Oil and U.S. Stock Futures Rise as Washington and Tehran Reportedly Agree to Halt Persian Gulf Attacks
Oil prices and U.S. stock-index futures climbed on Sunday after the United States and Iran reportedly agreed to halt attacks on each other, following a weekend in which the two nations repeatedly exchanged fire in the Persian…
HONG KONG— June 29, 2026
Oil prices and U.S. stock-index futures climbed on Sunday after the United States and Iran reportedly agreed to halt attacks on each other, following a weekend in which the two nations repeatedly exchanged fire in the Persian Gulf. The reported agreement offered markets their first signal of de-escalation in a confrontation that had introduced fresh uncertainty into global energy and risk assets.
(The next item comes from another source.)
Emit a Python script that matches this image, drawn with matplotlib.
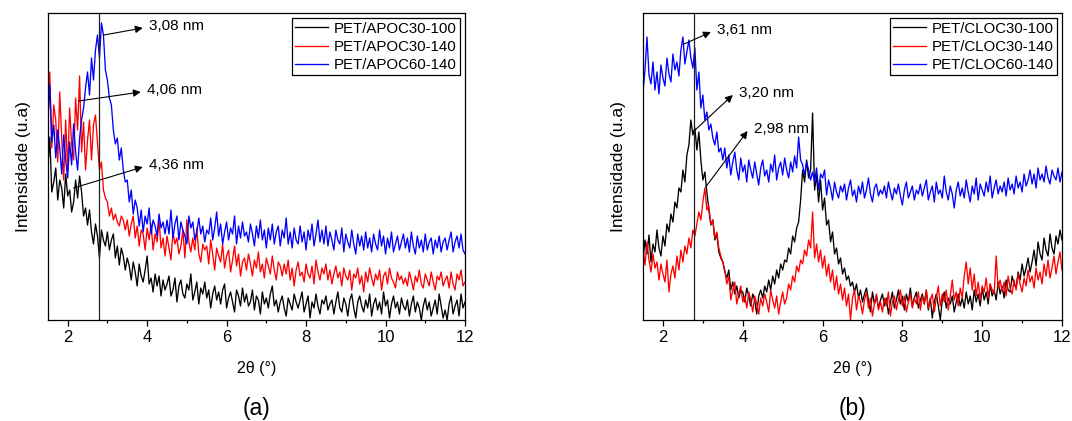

The Geopolitical Driver Behind the Market Move
The Persian Gulf sits at the crossroads of a significant share of the world's seaborne oil trade, which makes any military exchange in the region a direct input into energy pricing. When the United States and Iran traded fire over the weekend, the implied risk to supply routes was sufficient to keep traders on edge. The reported agreement to stand down removed — at least temporarily — the most acute tail risk: a sustained disruption to oil flows through one of the world's most strategically sensitive waterways.
It is worth being precise about what markets were pricing. The move higher in oil reflected the removal of a risk premium as much as any change in physical supply. When a geopolitical flashpoint cools, the fear discount embedded in prices tends to unwind, which can produce sharp but short-lived moves.
What the Futures Advance Signals for Positioning
U.S. stock-index futures rising alongside oil is a telling combination. In a straightforward energy-shock scenario, higher oil tends to weigh on equities by compressing corporate margins and stoking inflation concerns. The fact that both moved higher together on Sunday suggests that markets were treating the reported ceasefire primarily as a risk-on signal — the relief of avoided escalation outweighing any residual concern about energy costs.
For investors, the episode is a reminder of how quickly geopolitical variables can override the macroeconomic calendar. Rate expectations, earnings guidance, and central-bank minutes all recede when a military confrontation in a major oil corridor moves to the front page.
Caveats That Will Shape Monday's Open
The word "reportedly" carries weight here. Neither Washington nor Tehran had issued formal public confirmation of the ceasefire terms as of the Sunday reports, which means the market reaction rests on unverified accounts. Any reversal of the reported agreement — or renewed hostilities in the Persian Gulf — would likely snap both oil prices and futures back in the opposite direction.
Traders heading into Monday's open will be watching official statements from both governments closely. Until the ceasefire is confirmed through authoritative channels, the relief rally in oil and U.S. equity futures should be read as conditional — a position, not a verdict.